### SHORT EXERCISE
Your task is to retype, word for word, the lines from the start of the data through the line holding "import plotly.graph_objects as go". Do not include the pictures.

### MATERIAL TO PROCESS

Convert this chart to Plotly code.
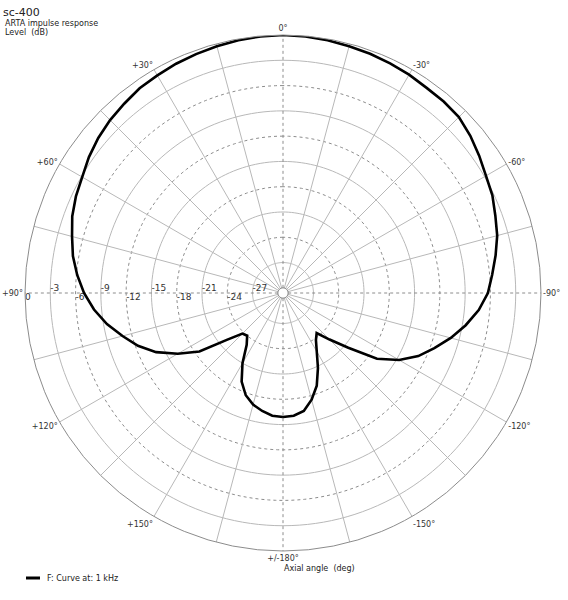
import plotly.graph_objects as go

# measured polar response, angle in degrees (+ = left of axis), level in dB
angles = [-180, -175, -170, -165, -160, -155, -150, -145, -140, -135, -130, -125,
          -120, -115, -110, -105, -100, -95, -90, -85, -80, -75, -70, -65,
          -60, -55, -50, -45, -40, -35, -30, -25, -20, -15, -10, -5,
          0, 5, 10, 15, 20, 25, 30, 35, 40, 45, 50, 55,
          60, 65, 70, 75, 80, 85, 90, 95, 100, 105, 110, 115,
          120, 125, 130, 135, 140, 145, 150, 155, 160, 165, 170, 175, 180]
level_db = [-15.9, -16.0, -16.4, -17.5, -18.9, -20.8, -22.6, -23.8, -24.4, -22.8, -20.5, -17.0,
            -14.7, -12.9, -11.5, -10.0, -8.6, -7.3, -6.3, -5.7, -5.0, -4.3, -3.8, -3.2,
            -2.8, -2.2, -1.6, -1.1, -0.95, -0.9, -0.7, -0.55, -0.4, -0.3, -0.15, -0.05,
            0.0, -0.05, -0.15, -0.3, -0.45, -0.6, -0.8, -0.95, -1.3, -1.6, -2.0, -2.5,
            -3.1, -3.5, -4.0, -4.7, -5.3, -6.1, -7.0, -8.1, -9.4, -10.9, -12.3, -14.0,
            -16.2, -18.5, -22.0, -23.8, -24.0, -23.1, -21.0, -19.0, -17.7, -16.9, -16.4, -16.0, -15.9]

angle_ticks = [0, 30, 60, 90, 120, 150, 180, 210, 240, 270, 300, 330]
angle_labels = ["0°", "+30°", "+60°", "+90°", "+120°", "+150°", "+/-180°",
                "-150°", "-120°", "-90°", "-60°", "-30°"]
db_ticks = [0, -3, -6, -9, -12, -15, -18, -21, -24, -27]

R_MIN, R_MAX = -30, 0
GRID = "#b8b8b8"
DOTS = "#8c8c8c"
W, H = 568, 600

fig = go.Figure()

# rings
circle = list(range(0, 361, 2))
for v in [-30] + db_ticks[1:]:
    dotted = v % 6 == 0 and v != -30
    fig.add_trace(go.Scatterpolar(
        r=[v] * len(circle), theta=circle, mode="lines",
        line=dict(color=DOTS if dotted else GRID, width=1,
                  dash="dot" if dotted else "solid"),
        hoverinfo="skip", showlegend=False))

# spokes
for a in range(0, 360, 15):
    dotted = a % 90 == 0
    fig.add_trace(go.Scatterpolar(
        r=[R_MIN, R_MAX], theta=[a, a], mode="lines",
        line=dict(color=DOTS if dotted else GRID, width=1,
                  dash="dot" if dotted else "solid"),
        hoverinfo="skip", showlegend=False))

# dB labels along the +90 spoke, alternating above / below
fig.add_trace(go.Scatterpolar(
    r=db_ticks, theta=[90] * len(db_ticks), mode="text",
    text=[str(v) for v in db_ticks],
    textposition=["bottom right" if v % 6 == 0 else "top right" for v in db_ticks],
    textfont=dict(family="DejaVu Sans", size=9, color="#333333"),
    cliponaxis=False, hoverinfo="skip", showlegend=False))

# the curve
fig.add_trace(go.Scatterpolar(
    r=level_db, theta=angles, mode="lines",
    line=dict(color="black", width=2.6),
    name="F: Curve at: 1 kHz", showlegend=False))


def px(x):
    return x / W


def py(y):
    return (H - y) / H


def note(text, x, y, size=9, anchor="left"):
    fig.add_annotation(text=text, x=px(x), y=py(y), xref="paper", yref="paper",
                       xanchor=anchor, yanchor="middle", showarrow=False,
                       font=dict(family="DejaVu Sans", size=size, color="#222222"))


note("sc-400", 1, 12, size=11)
note("ARTA impulse response", 3, 23, size=8)
note("Level  (dB)", 3, 32, size=8)
note("Axial angle  (deg)", 282, 568, size=8)
note("F: Curve at: 1 kHz", 45, 578, size=8)

fig.add_shape(type="line", xref="paper", yref="paper",
              x0=px(26), x1=px(40), y0=py(578), y1=py(578),
              line=dict(color="black", width=3))

fig.update_layout(
    width=W, height=H,
    margin=dict(l=0, r=0, t=0, b=0),
    paper_bgcolor="white",
    showlegend=False,
    polar=dict(
        domain=dict(x=[px(25), px(541)], y=[py(551), py(35)]),
        bgcolor="white",
        hole=0.02,
        radialaxis=dict(range=[R_MIN, R_MAX], showgrid=False, showline=False,
                        showticklabels=False, ticks=""),
        angularaxis=dict(rotation=90, direction="counterclockwise",
                         tickmode="array", tickvals=angle_ticks, ticktext=angle_labels,
                         tickfont=dict(family="DejaVu Sans", size=8, color="#333333"),
                         showgrid=False, showline=True, linecolor="#8c8c8c",
                         linewidth=1, ticks=""),
    ),
)

# drop the default page margin so the figure sits at the window corner
fig.write_html("out.html", config={"displayModeBar": False},
               post_script="document.body.style.margin='0';")
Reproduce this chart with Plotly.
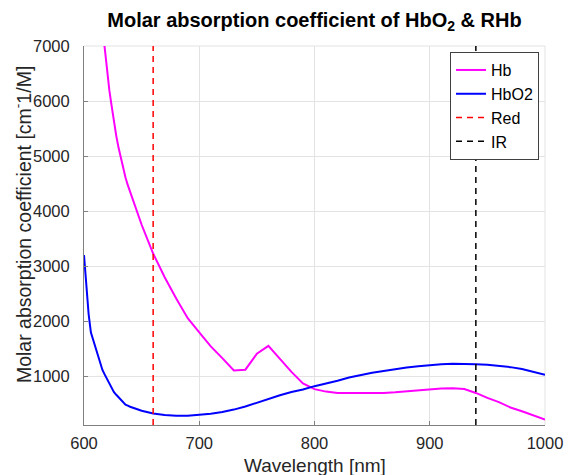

### REPLY
Convert this chart to Plotly code.
import plotly.graph_objects as go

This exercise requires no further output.